Intersil Americas Inc.
- Type: Subsidiary
- Founded: 1967, 1999
- Headquarters: Milpitas, California, United States
- Key people: Necip Sayiner, EVP, President and CEO
- Products: Semiconductors
- Revenue: US$562.6 million (2014)
- Net income: US$54.8 million (2014)
- Number of employees: 1031
- Parent: Renesas Electronics
- Website: www.intersil.com

= Intersil =

American company

Logo used while operating under General Electric

Intersil is an American semiconductor company headquartered in Milpitas, California. It was formed in 1967 by Jean Hoerni, one of the original traitorous eight. The company initially worked primarily on analog electronics, but later moved into CMOS designs and produced some of the earliest electronic watches.
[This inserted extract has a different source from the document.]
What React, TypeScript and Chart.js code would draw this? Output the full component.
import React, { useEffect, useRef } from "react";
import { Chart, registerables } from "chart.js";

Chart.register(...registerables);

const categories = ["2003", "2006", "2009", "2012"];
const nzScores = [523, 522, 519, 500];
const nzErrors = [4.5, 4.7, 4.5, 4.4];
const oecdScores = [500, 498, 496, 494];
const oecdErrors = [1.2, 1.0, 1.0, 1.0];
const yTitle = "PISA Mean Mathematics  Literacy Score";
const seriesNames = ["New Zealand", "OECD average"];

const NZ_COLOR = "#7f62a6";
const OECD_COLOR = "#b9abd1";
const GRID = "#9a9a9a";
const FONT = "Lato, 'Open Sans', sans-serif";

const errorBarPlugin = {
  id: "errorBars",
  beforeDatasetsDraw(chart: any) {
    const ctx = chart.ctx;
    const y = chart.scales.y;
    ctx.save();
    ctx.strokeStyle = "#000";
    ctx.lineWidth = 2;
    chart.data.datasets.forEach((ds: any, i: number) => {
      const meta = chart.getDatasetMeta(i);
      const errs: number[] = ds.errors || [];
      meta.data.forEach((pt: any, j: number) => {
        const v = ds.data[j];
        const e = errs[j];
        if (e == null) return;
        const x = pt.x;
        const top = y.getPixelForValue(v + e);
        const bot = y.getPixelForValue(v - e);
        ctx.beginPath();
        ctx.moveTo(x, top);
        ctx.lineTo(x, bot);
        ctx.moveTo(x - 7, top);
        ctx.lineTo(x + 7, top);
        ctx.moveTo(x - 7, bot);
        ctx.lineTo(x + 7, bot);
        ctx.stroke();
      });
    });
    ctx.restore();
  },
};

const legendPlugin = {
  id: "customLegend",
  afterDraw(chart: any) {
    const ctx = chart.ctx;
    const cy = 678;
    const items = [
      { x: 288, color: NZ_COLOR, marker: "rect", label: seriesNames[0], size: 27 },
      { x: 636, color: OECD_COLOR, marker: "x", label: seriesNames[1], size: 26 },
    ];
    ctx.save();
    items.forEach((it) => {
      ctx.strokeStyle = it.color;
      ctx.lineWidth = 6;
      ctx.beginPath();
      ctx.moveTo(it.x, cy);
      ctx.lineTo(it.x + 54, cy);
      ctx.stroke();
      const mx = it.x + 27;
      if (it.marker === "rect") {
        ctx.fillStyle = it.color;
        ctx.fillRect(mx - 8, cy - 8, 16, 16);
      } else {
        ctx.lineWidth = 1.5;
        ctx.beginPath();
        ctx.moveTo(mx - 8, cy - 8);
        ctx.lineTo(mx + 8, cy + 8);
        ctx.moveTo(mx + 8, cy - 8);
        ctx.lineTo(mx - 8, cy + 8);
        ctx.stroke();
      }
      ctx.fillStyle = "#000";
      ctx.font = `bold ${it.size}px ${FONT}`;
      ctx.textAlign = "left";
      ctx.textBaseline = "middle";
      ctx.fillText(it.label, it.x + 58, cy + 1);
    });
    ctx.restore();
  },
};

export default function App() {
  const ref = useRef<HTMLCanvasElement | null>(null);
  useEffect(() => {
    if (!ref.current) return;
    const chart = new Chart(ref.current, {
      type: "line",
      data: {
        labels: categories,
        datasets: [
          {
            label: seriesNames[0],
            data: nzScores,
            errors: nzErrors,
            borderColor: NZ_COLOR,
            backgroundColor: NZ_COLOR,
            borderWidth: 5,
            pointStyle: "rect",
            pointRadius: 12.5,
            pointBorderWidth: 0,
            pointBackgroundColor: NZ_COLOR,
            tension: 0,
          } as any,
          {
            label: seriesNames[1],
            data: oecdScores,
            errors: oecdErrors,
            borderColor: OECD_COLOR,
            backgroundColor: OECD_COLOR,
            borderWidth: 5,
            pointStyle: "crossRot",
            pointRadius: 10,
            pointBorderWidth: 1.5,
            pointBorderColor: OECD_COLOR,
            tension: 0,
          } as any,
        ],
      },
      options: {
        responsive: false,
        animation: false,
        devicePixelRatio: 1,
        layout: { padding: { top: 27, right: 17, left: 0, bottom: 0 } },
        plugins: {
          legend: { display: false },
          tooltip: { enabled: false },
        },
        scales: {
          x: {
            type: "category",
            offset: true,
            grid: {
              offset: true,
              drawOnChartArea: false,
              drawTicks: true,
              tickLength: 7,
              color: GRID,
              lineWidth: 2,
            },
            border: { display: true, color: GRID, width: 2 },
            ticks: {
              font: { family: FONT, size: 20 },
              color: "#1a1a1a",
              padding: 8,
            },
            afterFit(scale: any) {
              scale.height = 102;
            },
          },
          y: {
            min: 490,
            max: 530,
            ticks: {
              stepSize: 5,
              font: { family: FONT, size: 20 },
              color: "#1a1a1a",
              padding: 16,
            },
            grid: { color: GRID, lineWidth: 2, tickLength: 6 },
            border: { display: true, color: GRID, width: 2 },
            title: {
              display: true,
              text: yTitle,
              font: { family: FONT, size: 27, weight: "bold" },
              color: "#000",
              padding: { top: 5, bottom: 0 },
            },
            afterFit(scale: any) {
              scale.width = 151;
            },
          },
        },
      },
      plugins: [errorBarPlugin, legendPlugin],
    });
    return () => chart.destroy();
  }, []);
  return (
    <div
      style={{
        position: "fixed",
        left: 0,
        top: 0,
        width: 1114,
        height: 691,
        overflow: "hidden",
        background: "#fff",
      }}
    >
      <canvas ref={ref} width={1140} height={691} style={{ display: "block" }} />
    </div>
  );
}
They produced a series of CMOS devices, including the Intersil 6100, a single-chip implementation of the PDP-8 computer.

Intersil was purchased by Harris Corporation in 1988, one of Intersil's major second source providers. The Intersil brand was later abandoned and became Harris Semiconductor. In August 1999, Harris sold off its semiconductor division to a newly-formed Intersil Corp. This was purchased by Renesas in February 2017. Today, it concentrates on power management IC, with specialized capability in power management and precision analog technology for applications in industrial, infrastructure, mobile, automotive and aerospace.

==Company history==
The original Intersil, Inc. was founded in 1967 by the Swiss physicist Jean Hoerni to develop analog circuits based on bipolar and field effect transistors, including operational amplifiers. This led to work on many small integrated circuit designs, including an analog comparator for NASA, and later a shutter-speed calculator for Canon Inc. This led to considerable work with and for Analog Devices (AD), and eventually AD put one engineer in Intersil's offices as a liaison.
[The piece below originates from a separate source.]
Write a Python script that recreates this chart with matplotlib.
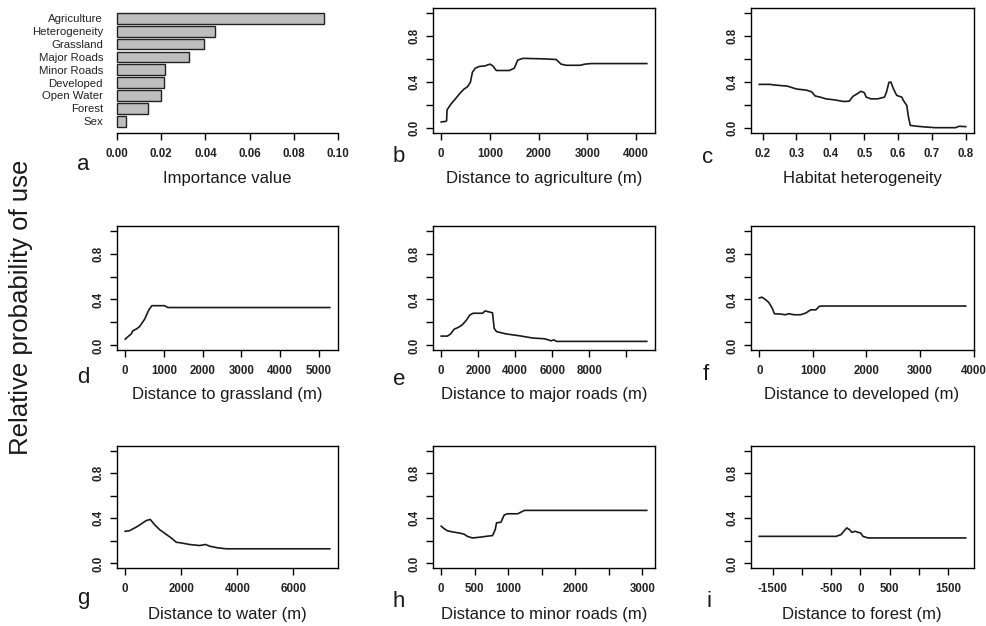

Hoerni arranged a deal with Omega SA to develop a custom digital watch ICs. To meet the power requirements of a battery-powered device, the company had to use CMOS technology, and were a pioneer in this field. This was carried out by a new division, Eurosil, partially funded by SSIH, a Swiss watchmaking industry group. Later, Intersil had a development contract with the Japanese company Daini Seikosha and became supplier of watch ICs for Seiko.

When microprocessors emerged in the 1970s, Intersil participated with its 12-bit IM6100, which was the first microprocessor produced in CMOS technology. It emulated the PDP-8 instruction set. Intersil was also the manufacturer of the RCA (CDP)1802 microprocessor (also known as RCA COSMAC), a CPU traditionally used in space applications.

In 1988, Intersil was taken over by Harris Semiconductor, which had offered the IM6100 as second source. Harris combined these activities with the semiconductor divisions of Radiation Incorporated, General Electric and RCA it had taken over before. In 1999 Harris spun off its entire semiconductor division and Intersil Corporation was created with the largest IPO in American semiconductor industry history. The second Intersil Corporation is a different company from the original Intersil, Inc.

Next to digital circuits like microprocessors and memories like the 1k-bit CMOS RAM IM6508 and CMOS EPROMS IM6604/IM6654 Intersil designed famous analogue ICs like the ICL8038 waveform generator. A creation of Intersil (as Harris Semiconductor) is the PRISM line of Wi-Fi hardware: that group of products was sold to GlobespanVirata in 2003, and maintained by Conexant.

In the 2000s, Intersil established market leadership in Vcore power management for PCs, switching and buck boost regulators for industrial and consumer power systems, and radiation hardened analog and power ICs for military and commercial applications.

The company, under CEO Dave Bell, then began the expansion of a catalog analog business. The company also completed a series of acquisitions, two of which are still part of the portfolio, Zilker Labs digital power devices and Techwell automotive and security and surveillance products. In May 2002, Intersil Corp. acquired Elantec Semiconductor. In March 2004,  Intersil Corp. acquired analog chipmaker Xicor Inc. for about $529 million.

In 2012, with revenue in decline, the company's board of directors removed Dave Bell and began a search for a new CEO. In March 2013, the board appointed Necip Sayiner, the architect of Silicon Labs' turnaround, as CEO. Sayiner concentrated the company's efforts on power management and select target markets. The company was able to return to profitability in 2013 and in early 2014 re-launched as a power management company, with products to improve power efficiency, extend battery life and reduce size.

Japanese semiconductor company Renesas acquired Intersil on February 24, 2017.

==Products==
Intersil develops and markets power management and analog technology for applications in the industrial, infrastructure, mobile, automotive and aerospace markets.

The company supplies power integrated circuits including battery management, computing power, display power, regulators and controllers and power modules; as well as analog components such as amplifiers and buffers, proximity and light sensors, data converters, timing products, optoelectronics and interface products.